"Berkebaya di mana saja dan kapan saja," itulah pameo yang kini dikibarkan sejumlah perempuan yang tinggal di Jakarta ini. Mereka tak sungkan berkebaya apapun kegiatan yang dilakukan, saat kerja, saat jalan-jalan, atau bahkan berwisata. Meski untuk itu mereka harus naik angkutan umum macam ojek sekalipun. Bahkan ketika ikut Pesta Rakyat pada 20 Oktober lalu, para perempuan ini juga mengenakan kebaya.
Kebaya juga yang dikenakan para perempuan itu, ketika saya berbincang dengan mereka di sebuah pusat perbelanjaan di Jakarta Selatan beberapa waktu lalu.
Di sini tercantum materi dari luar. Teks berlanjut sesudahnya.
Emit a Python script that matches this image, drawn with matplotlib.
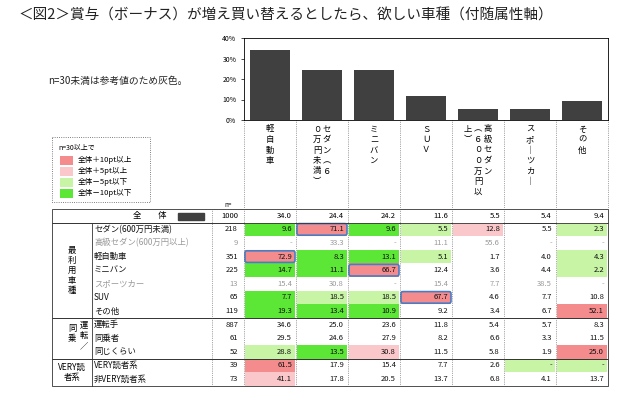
import matplotlib.pyplot as plt
from matplotlib.patches import Rectangle, FancyBboxPatch

plt.rcParams['font.family'] = 'Noto Sans CJK JP'

# data
categories = ['軽自動車', 'セダン（600万円未満）', 'ミニバン', 'SUV',
              '高級セダン（600万円以上）', 'スポーツカー', 'その他']
overall_n = 1000
overall = [34.0, 24.4, 24.2, 11.6, 5.5, 5.4, 9.4]

row_labels = ['セダン(600万円未満)', '高級セダン(600万円以上)', '軽自動車', 'ミニバン',
              'スポーツカー', 'SUV', 'その他', '運転手', '同乗者', '同じくらい',
              'VERY読者系', '非VERY読者系']
row_n = [218, 9, 351, 225, 13, 65, 119, 887, 61, 52, 39, 73]
row_values = [
    [9.6, 71.1, 9.6, 5.5, 12.8, 5.5, 2.3],
    [None, 33.3, None, 11.1, 55.6, None, None],
    [72.9, 8.3, 13.1, 5.1, 1.7, 4.0, 4.3],
    [14.7, 11.1, 66.7, 12.4, 3.6, 4.4, 2.2],
    [15.4, 30.8, None, 15.4, 7.7, 38.5, None],
    [7.7, 18.5, 18.5, 67.7, 4.6, 7.7, 10.8],
    [19.3, 13.4, 10.9, 9.2, 3.4, 6.7, 52.1],
    [34.6, 25.0, 23.6, 11.8, 5.4, 5.7, 8.3],
    [29.5, 24.6, 27.9, 8.2, 6.6, 3.3, 11.5],
    [28.8, 13.5, 30.8, 11.5, 5.8, 1.9, 25.0],
    [61.5, 17.9, 15.4, 7.7, 2.6, None, None],
    [41.1, 17.8, 20.5, 13.7, 6.8, 4.1, 13.7],
]
# R: +10pt, P: +5pt, l: -5pt, G: -10pt
row_codes = [
    'GRGlP.l',
    '.......',
    'RGGl..l',
    'GGR...l',
    '.......',
    'GllR...',
    'GGG...R',
    '.......',
    '.......',
    'lGP...R',
    'R....ll',
    'P......',
]
highlights = [(0, 1), (2, 0), (3, 2), (5, 3)]
groups = [('最\n利\n用\n車\n種', 0, 7), ('同\n乗\n　', 7, 10), ('VERY読\n者系', 10, 12)]

fill = {'R': '#F48C8E', 'P': '#FAC8CA', 'l': '#C8F5A5', 'G': '#5CE636'}
headers = [['軽自動車'], ['０万円未満︶', 'セダン︵６'], ['ミニバン'], ['ＳＵＶ'],
           ['上︶', '︵６００万円以', '高級セダン'], ['スポ｜ツカ｜'], ['その他']]

fig = plt.figure(figsize=(6.4, 4), dpi=100)
ax = fig.add_axes([0, 0, 1, 1])
ax.set_xlim(0, 640)
ax.set_ylim(400, 0)
ax.axis('off')

ax.text(18, 16, '＜図2＞賞与（ボーナス）が増え買い替えるとしたら、欲しい車種（付随属性軸）',
        fontsize=10.5, va='center', color='#222')
ax.text(48, 81, 'n=30未満は参考値のため灰色。', fontsize=7, va='center', color='#222')

# legend box
ax.add_patch(Rectangle((52, 137), 98, 65, fill=False, ec='#555', lw=0.6, ls=':'))
ax.text(58, 148, 'n=30以上で', fontsize=5, va='center')
for i, (k, t) in enumerate(zip('RPlG', ['全体＋10pt以上', '全体＋5pt以上', '全体－5pt以下', '全体－10pt以下'])):
    y = 160 + i * 11
    ax.add_patch(Rectangle((60, y - 4.5), 13, 9, color=fill[k], lw=0))
    ax.text(78, y, t, fontsize=5.5, va='center')

# bar chart
col_edges = [244, 296, 348, 400, 452, 504, 556, 608]
bax = fig.add_axes([244 / 640, 1 - 120 / 400, 364 / 640, 82 / 400])
bax.bar(range(7), overall, width=0.78, color='#404040')
bax.set_xlim(-0.5, 6.5)
bax.set_ylim(0, 40)
bax.set_yticks([0, 10, 20, 30, 40])
bax.set_yticklabels([f'{v}%' for v in [0, 10, 20, 30, 40]], fontsize=5)
bax.set_xticks([])
bax.tick_params(axis='y', length=2, width=0.5)
for s in bax.spines.values():
    s.set_linewidth(0.6)

# column headers (vertical)
for c, cols in enumerate(headers):
    x0, x1 = col_edges[c], col_edges[c + 1]
    nc = len(cols)
    for j, txt in enumerate(cols):
        cx = (x0 + x1) / 2 + (j - (nc - 1) / 2) * 10
        for k, ch in enumerate(txt):
            ax.text(cx, 129 + k * 10.5, ch, fontsize=6, ha='center', va='center')
for x in col_edges:
    ax.plot([x, x], [120, 208], color='#555', lw=0.5, ls=':')
ax.text(228, 205, 'n=', fontsize=4.5, ha='center', va='center')

# table
row_h = 13.6
top = 209
ys = [top + row_h * (i + 1.5) for i in range(len(row_labels))]
def fmt(v):
    return '-' if v is None else f'{v:.1f}'

# overall row
ax.add_patch(Rectangle((52, top), 556, row_h, fill=False, ec='#333', lw=0.6))
ax.text(150, top + row_h / 2, '全　　体', fontsize=6, ha='center', va='center')
ax.add_patch(Rectangle((178, top + 3.5), 26, 7, color='#404040'))
ax.text(238, top + row_h / 2, str(overall_n), fontsize=5.5, ha='right', va='center')
for c, v in enumerate(overall):
    ax.text(col_edges[c + 1] - 4, top + row_h / 2, fmt(v), fontsize=5.5, ha='right', va='center')

for i, (lab, n, vals, codes) in enumerate(zip(row_labels, row_n, row_values, row_codes)):
    y = ys[i]
    tc = '#999' if n < 30 else '#111'
    ax.text(94, y, lab, fontsize=6, va='center', color=tc)
    ax.text(238, y, str(n), fontsize=5.5, ha='right', va='center', color=tc)
    for c, v in enumerate(vals):
        if n >= 30 and codes[c] in fill:
            ax.add_patch(Rectangle((col_edges[c] + 1, y - row_h / 2), col_edges[c + 1] - col_edges[c] - 2,
                                   row_h, color=fill[codes[c]], lw=0))
        ax.text(col_edges[c + 1] - 4, y, fmt(v), fontsize=5.5, ha='right', va='center', color=tc)

for r, c in highlights:
    y = ys[r]
    ax.add_patch(FancyBboxPatch((col_edges[c] + 1, y - row_h / 2 + 1), col_edges[c + 1] - col_edges[c] - 2,
                                row_h - 2, boxstyle='round,pad=0,rounding_size=2',
                                fill=False, ec='#4A7CC4', lw=1.2))

for lab, a, b in groups:
    y0 = top + row_h * (a + 1)
    y1 = top + row_h * (b + 1)
    ax.add_patch(Rectangle((52, y0), 556, y1 - y0, fill=False, ec='#333', lw=0.6))
    ax.text(72, (y0 + y1) / 2, lab, fontsize=6, ha='center', va='center', linespacing=1.15)
ax.text(84, top + row_h * 9.3, '運\n転\n／', fontsize=6, ha='center', va='center', linespacing=1.15)
ax.plot([92, 92], [top + row_h, top + row_h * 13], color='#333', lw=0.6)
for x in [212] + col_edges:
    ax.plot([x, x], [top, top + row_h * 13], color='#555', lw=0.5, ls=':')

fig.savefig('out.png', dpi=100)
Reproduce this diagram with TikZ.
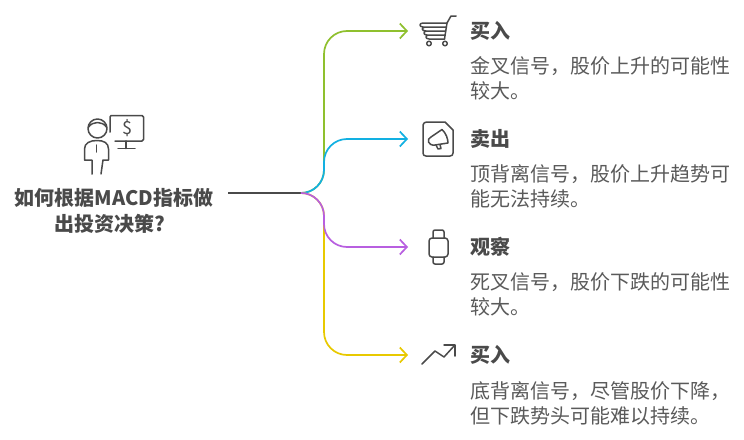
\documentclass[tikz,border=0pt]{standalone}
\usepackage{fontspec}
\setmainfont{Noto Sans CJK SC}
\usetikzlibrary{arrows.meta}
\definecolor{ink}{HTML}{4A4A4A}
\definecolor{soft}{HTML}{5A5A5A}
\definecolor{cgreen}{HTML}{8FC02E}
\definecolor{cblue}{HTML}{12B0E2}
\definecolor{cpurple}{HTML}{B85FE0}
\definecolor{cyellow}{HTML}{E8C900}
\tikzset{
 x=1pt,y=-1pt,
 branch/.style={line width=1.7pt,rounded corners=23pt,-{Straight Barb[length=7pt,width=15pt,line width=1.7pt]}},
 icon/.style={draw=ink,line width=1.5pt,line cap=round,line join=round},
 head/.style={anchor=west,inner sep=0pt,text=ink,font=\fontsize{20}{22}\selectfont\bfseries},
 body/.style={anchor=north west,inner sep=0pt,text=soft,align=left,font=\fontsize{20}{25}\selectfont},
 title/.style={inner sep=0pt,text=ink,align=center,font=\fontsize{20}{25.5}\selectfont\bfseries}
}
\begin{document}
\begin{tikzpicture}
\useasboundingbox (0,0) rectangle (744,439);
\fill[white] (0,0) rectangle (744,439);
\coordinate (start) at (228,193);
\coordinate (hub) at (301,193);
\coordinate (t1) at (408,31);
\coordinate (t2) at (408,139);
\coordinate (t3) at (408,247);
\coordinate (t4) at (408,355);
\draw[ink,line width=1.7pt] (start) -- (hub);
\draw[branch,cgreen] (hub) -| (324,31) -- (t1);
\draw[branch,cblue] (hub) -| (324,139) -- (t2);
\draw[branch,cyellow] (hub) -| (324,355) -- (t4);
\draw[branch,cpurple] (hub) -| (324,247) -- (t3);
% person icon
\draw[icon] (97.5,128.5) circle (9.5);
\draw[icon] (88.5,127) .. controls (93,121) and (102,121) .. (106.5,127);
\draw[icon] (92,174) -- (92,160) -- (84.5,160) -- (84.5,149) .. controls (84.5,143) and (90,140.5) .. (97,140.5) .. controls (104,140.5) and (108.5,143) .. (108.5,149) -- (108.5,160) -- (103,160) -- (101,174);
\draw[icon] (96.5,145) -- (96.5,152);
\draw[icon] (110,132) -- (110,117) .. controls (110,116) and (110,115.5) .. (111,115.5) -- (142,115.5) .. controls (143,115.5) and (143.5,116) .. (143.5,117) -- (143.5,139.5) .. controls (143.5,140.5) and (143,141) .. (142,141) -- (115,141);
\draw[icon] (126,141) -- (126,148.5);
\draw[icon] (118,148.5) -- (135,148.5);
\node[inner sep=0pt,text=ink,font=\fontsize{18}{18}\selectfont] (dollar) at (127,128.5) {\$};
\node[title] (tt) at (114,211) {如何根据MACD指标做\\\hbox{出投资决策?\kern8pt}};
% cart icon
\draw[icon] (447,23) -- (423,23) .. controls (419,23) and (419,27) .. (423,27) -- (446,27) -- (426,27) .. controls (421,27) and (421,31) .. (426,31) -- (445.5,31) -- (427,31) .. controls (423,31) and (423,35) .. (427,35) -- (445,35) -- (429,35) .. controls (425,35) and (425,39) .. (429,39) -- (444.5,39);
\draw[icon] (456,16) -- (451,16) -- (447,23) -- (444.5,39);
\draw[icon] (429,43.5) circle (2.3) (445,43.5) circle (2.3);
% document icon
\draw[icon] (427,122) -- (445,122) -- (453,130) -- (453,153) .. controls (453,155) and (452,156) .. (450,156) -- (426,156) .. controls (424,156) and (423,155) .. (423,153) -- (423,125) .. controls (423,123) and (425,122) .. (427,122);
\draw[icon] (431,137) -- (442,129.5) .. controls (446,133) and (448,139) .. (448,143) -- (435,145) .. controls (428,146) and (426,139) .. (431,137);
\draw[icon] (436,145) -- (438,149) -- (441,148.5) -- (440,144.5);
% watch icon
\draw[icon,rounded corners=3pt] (429,238) rectangle (448,257);
\draw[icon,rounded corners=2pt] (433,238) -- (433,230) -- (444,230) -- (444,238);
\draw[icon,rounded corners=2pt] (433,257) -- (433,264) -- (444,264) -- (444,257);
% trend icon
\draw[icon] (422,364) -- (435,351) -- (444,357) -- (454,346);
\draw[icon] (444,345) -- (455,345) -- (455,356);
% texts
\node[head] (h1) at (470,31) {买入};
\node[body] (b1) at (470,56) {金叉信号，股价上升的可能性\\较大。};
\node[head] (h2) at (470,139) {卖出};
\node[body] (b2) at (470,164) {顶背离信号，股价上升趋势可\\能无法持续。};
\node[head] (h3) at (470,247) {观察};
\node[body] (b3) at (470,272) {死叉信号，股价下跌的可能性\\较大。};
\node[head] (h4) at (470,355) {买入};
\node[body] (b4) at (470,381.5) {底背离信号，尽管股价下降，\\但下跌势头可能难以持续。};
\end{tikzpicture}
\end{document}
Adalah Kristin Samah yang menularkan virus berkebaya pada teman-temannya. Malam itu ia mengenakan kebaya klasik dengan kutu baru berwarna ungu yang dipadu dengan kain batik kontemporer berwarna senada. Ia ditemani Lia Natalia mengenakan kebaya warna kuning dipadu dengan kain parang, dan Tuti Marlina yang tampil cantik dengan kebaya berlengan pendek warna cokelat yang juga dipadunya dengan kain bermotif parang.
"Mengenakan kebaya rasanya lebih eksotis dan anggun, sekaligus melestarikan budaya," ujar Kristin menerangkan alasan yang membuatnya jatuh cinta pada kebaya.
Perempuan yang telah melahirkan beberapa buku ini menolak anggapan bahwa mengenakan kebaya itu repot. Kebaya, ujarnya, tak ubahnya blus. Bisa dipadukan dengan berbagai model bawahan, kain, kulot, celana panjang atau bahkan jeans. Berkebaya juga membuatnya lebih kreatif. Setiap hari, kita harus berpikir, untuk mencari padu padan yang pas dengan kegiatan yang akan dilakukan. Dan ini menjadi tantangan tersendiri yang membuat mereka tidak pernah bosan.
"Kami ingin membumikan kebaya. Bahwa kebaya bisa dikenakan dalam berbagai acara, tak harus acara resmi," tambah Lia.
Tapi kebaya membuat para perempuan ini merasa harus menjaga sikap. Mereka tak bisa lagi sembarangan seperti ketika mengenakan baju biasa. Ada banyak pengalaman dari para perempuan ini saat mengenakan kebaya. Tak satu kali mereka ditanya akan kondangan, atau disebut cantik bahkan dikira ibu pejabat.
Berkebaya juga membuat para perempuan ini lebih mencintai kain tradisional. Mereka tak hanya tergerak untuk mengoleksi berbagai kain tradisional dari berbagai wilayah Nusantara, tetapi juga mempelajari sifat dan filosofinya.
"Kami tentu tak ingin salah mengenakan kain, karena masing-masing kain tradisional memiliki makna tertentu," imbuh Tuti, yang mengaku sesekali masih suka menanggalkan kebaya.
Alasan inilah yang membuat 'geng' perempuan berkebaya ini sering berkumpul dan bertukar informasi seputar kain tradisional. Tak ketinggalan informasi mengenai penjahit kebaya yang makin sulit ditemukan.
Geng ini juga sering jalan bareng ke tempat-tempat wisata, hanya untuk mejeng dengan kebaya cantik mereka. Mereka juga sering kumpul bareng untuk berburu kebaya atau kain tradisional. Dan jika, salah seorang anggota kebetulan melakukan perjalanan ke luar Jakarta, maka mereka saling menitip untuk membeli kain tradisional daerah yang dituju.
"Dengan mendatangi langsung para perajin membuat kita lebih menghargai kain tradisional," ujar Tuti yang berdarah Minang. Lia menambahkan, sejak jatuh cinta pada kebaya ia jadi lebih konsumtif. Ia yang dulunya tergolong konsumen rasional jadi sering lupa daratan ketika melihat kebaya.
"Kalau sudah lihat kebaya cantik, saya tak pernah menunda lagi. Langsung beli beberapa sekaligus," ujarnya sambil terbahak.
Lia yang berdarah Ambon ini menambahkan kebaya tak hanya dikenal di Jawa. Hampir setiap daerah di Indonesia memiliki kebaya, dengan model yang beragam. Kebaya, ujarnya, juga dikenal di Batak, Padang, Ambon, Flores ataupun Bima. Jadi mari kita mencintai Indonesia dengan berkebaya.